Travon Burke’s grades started slipping during this past spring semester at Syracuse University. Without good enough grades, the Corcoran High School grad wouldn’t be able to play football. And with spring football practices starting, making up for lost ground was looking like a daunting task.
Then Burke’s running backs coach, Tyrone Wheatley, stepped in.
“He told me to call my father and we set up a meeting. Then he took me out of spring ball so I could get my grades up,” Burke said.
Coach Wheatley’s special interest in his success isn’t something Burke expected. That’s because Burke is a walk-on player for Syracuse, which means he isn’t a scholarship athlete and might not receive the same attention from the program as other members of the team.
“That really showed me that he cared. Another coach wouldn’t have done that. They would’ve just let me fail,” Burke said.
Thanks in part to Wheatley’s help, Burke is not only back on track with his grades but is also practicing with the team again. The sophomore running back said he thinks he might even get some playing time this season.
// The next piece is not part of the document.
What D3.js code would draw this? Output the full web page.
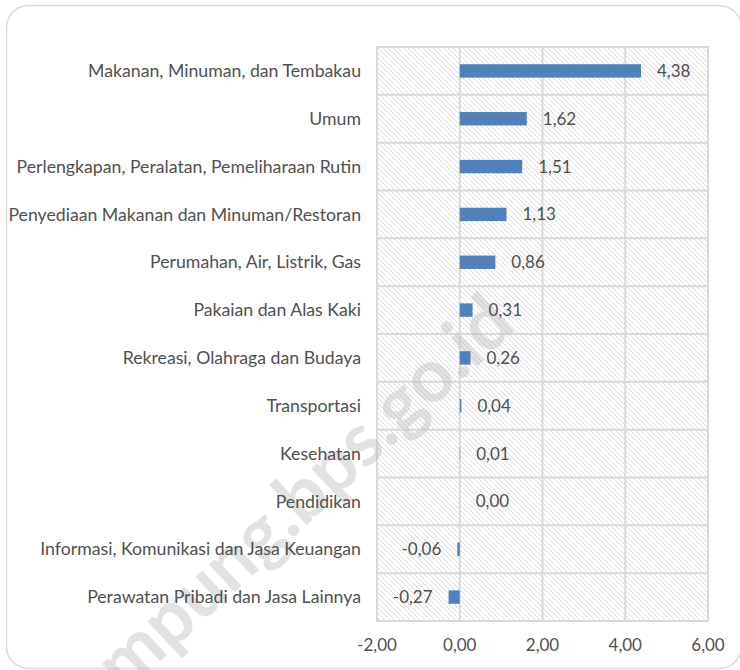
<!DOCTYPE html>
<html>
<head>
<meta charset="utf-8">
<script src="https://cdn.jsdelivr.net/npm/d3@7"></script>
<style>
  body { margin: 0; background: #fff; }
  text { font-family: "Lato", "Open Sans", sans-serif; }
</style>
</head>
<body>
<div id="chart-area"></div>
<script>
// categories, top to bottom
var categories = [
  "Makanan, Minuman, dan Tembakau",
  "Umum",
  "Perlengkapan, Peralatan, Pemeliharaan Rutin",
  "Penyediaan Makanan dan Minuman/Restoran",
  "Perumahan, Air, Listrik, Gas ",
  "Pakaian dan Alas Kaki",
  "Rekreasi, Olahraga dan Budaya",
  "Transportasi",
  "Kesehatan",
  "Pendidikan",
  "Informasi, Komunikasi dan Jasa Keuangan",
  "Perawatan Pribadi dan Jasa Lainnya"
];
var values = [4.38, 1.62, 1.51, 1.13, 0.86, 0.31, 0.26, 0.04, 0.01, 0.00, -0.06, -0.27];
var ticks = [-2, 0, 2, 4, 6];

// comma decimals, plain hyphen for negatives
var fmt = function(v) { return v.toFixed(2).replace(".", ","); };

var svg = d3.select("#chart-area").append("svg")
    .attr("width", 740)
    .attr("height", 670);

// hatch pattern
var pat = svg.append("defs").append("pattern")
    .attr("id", "hatch")
    .attr("patternUnits", "userSpaceOnUse")
    .attr("width", 5)
    .attr("height", 5);
pat.append("rect").attr("width", 5).attr("height", 5).attr("fill", "#fff");
pat.append("path")
    .attr("d", "M-1,-1 L6,6 M-1,4 L1,6 M4,-1 L6,1")
    .attr("stroke", "#d9d9d9")
    .attr("stroke-width", 1);

// outer frame
svg.append("rect")
    .attr("x", 6.5)
    .attr("y", 5.5)
    .attr("width", 735)
    .attr("height", 663)
    .attr("rx", 22)
    .attr("fill", "#fff")
    .attr("stroke", "#d9d9d9")
    .attr("stroke-width", 1.5);

var x = d3.scaleLinear().domain([-2, 6]).range([377, 708]);
var y = d3.scaleBand().domain(categories).range([47, 621]);

// plot background
svg.append("rect")
    .attr("x", x(-2))
    .attr("y", 47)
    .attr("width", x(6) - x(-2))
    .attr("height", 621 - 47)
    .attr("fill", "url(#hatch)");

// grid
svg.selectAll(".vgrid").data(ticks).enter().append("line")
    .attr("x1", function(d) { return x(d); })
    .attr("x2", function(d) { return x(d); })
    .attr("y1", 47)
    .attr("y2", 621)
    .attr("stroke", "#d9d9d9")
    .attr("stroke-width", 2);

var bounds = categories.map(function(c) { return y(c); }).concat([621]);
svg.selectAll(".hgrid").data(bounds).enter().append("line")
    .attr("x1", x(-2) - 1)
    .attr("x2", x(6) + 1)
    .attr("y1", function(d) { return d; })
    .attr("y2", function(d) { return d; })
    .attr("stroke", "#d9d9d9")
    .attr("stroke-width", 2);

// watermark (behind the marks and labels, runs off the bottom edge like the source)
svg.append("text")
    .attr("transform", "translate(518,328) rotate(-43)")
    .attr("text-anchor", "end")
    .attr("font-size", 74)
    .attr("font-weight", "bold")
    .attr("fill", "#bfbfbf")
    .attr("opacity", 0.45)
    .text("lampung.bps.go.id");

// bars
var bh = y.bandwidth() * 0.28;
svg.selectAll(".bar").data(values).enter().append("rect")
    .attr("x", function(d) { return Math.min(x(d), x(0)); })
    .attr("y", function(d, i) { return y(categories[i]) + (y.bandwidth() - bh) / 2; })
    .attr("width", function(d) { return Math.abs(x(d) - x(0)); })
    .attr("height", bh)
    .attr("fill", "#4f81bd");

// value labels
svg.selectAll(".val").data(values).enter().append("text")
    .attr("x", function(d) { return d < 0 ? x(d) - 16 : x(d) + 16; })
    .attr("y", function(d, i) { return y(categories[i]) + y.bandwidth() / 2; })
    .attr("dy", "0.35em")
    .attr("text-anchor", function(d) { return d < 0 ? "end" : "start"; })
    .attr("font-size", 17)
    .attr("fill", "#505050")
    .text(fmt);

// category labels
svg.selectAll(".cat").data(categories).enter().append("text")
    .attr("x", 361)
    .attr("y", function(d) { return y(d) + y.bandwidth() / 2; })
    .attr("dy", "0.35em")
    .attr("text-anchor", "end")
    .attr("font-size", 17.7)
    .attr("fill", "#505050")
    .text(function(d) { return d; });

// x tick labels
svg.selectAll(".tick").data(ticks).enter().append("text")
    .attr("x", function(d) { return x(d); })
    .attr("y", 645)
    .attr("dy", "0.35em")
    .attr("text-anchor", "middle")
    .attr("font-size", 17)
    .attr("fill", "#505050")
    .text(fmt);
</script>
</body>
</html>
While things look good right now, Burke’s journey to Syracuse has been anything but easy.
Burke said that during his junior year at Corcoran, Syracuse University started to recruit him. However, right around the time former head coach Greg Robinson was fired, and current head coach Doug Marrone was hired, Burke stopped hearing from the school. Actually, he stopped hearing from any schools.
Even though Burke, then a linebacker, finished his senior year as an All-CNY player and was named the Defensive MVP for the Upstate All-Star team in the 2009 Upstate vs. Downstate game, he never received a single scholarship offer.
“I’m not sure at all,” Burke said about why recruiting interest tailed off. “I still don’t know why.”
After spending a year playing football for Milford Academy, it took a little help from his family to get Burke into the world of college football.
“Coach Wheatley coached my brother at Eastern Michigan, and my brother called him,” Burke said about how he started playing for Syracuse. “Coach Wheatley was happy to say yes, and he met with me and my brother.”
Even after Burke joined the team things still weren’t easy. As a freshman, Burke started as a linebacker, but as a young walk-on he said he was used more for tackling practice than anything else.
“I got mad and started running people over,” Burke said. Then the coaches took notice and moved him to running back.
Burke is currently third on the Syracuse depth chart at fullback and is trying to let players at his old high school know what it takes to reach their dreams.
“I tell them every time I see them, ‘You have to just keep working hard,’ ” Burke said. “ ‘Stop hanging out with the wrong crowd. If they’re not trying to do what you’re trying to do, then stay away from them.’ ”
Burke said he also tries to emphasize something his parents taught him.
“School is first. They have to do well in school,” Burke said.
That is a lesson Burke knows he needs to keep in mind as well. After his academic struggles in the spring, Burke isn’t taking anything lightly, particularly because he knows the alternatives.
“I look back at the people I grew up with and see everything they could’ve had, and it’s gone,” Burke said about what motivates him to keep going. “Some people just died, some people are in jail. I go home and I just see the same people doing the same thing.”
It’s exactly that fate Burke plans to avoid.
“My first plan is to graduate,” Burke said about his future plans. “After that, if football is still here, then I’d love to do it. But if not, I just want to be a successful person that can take care of his family.” With the support he has from his family and coach Wheatley, Burke said accomplishing those goals comes down to one thing.
“You have to work hard from Day One.”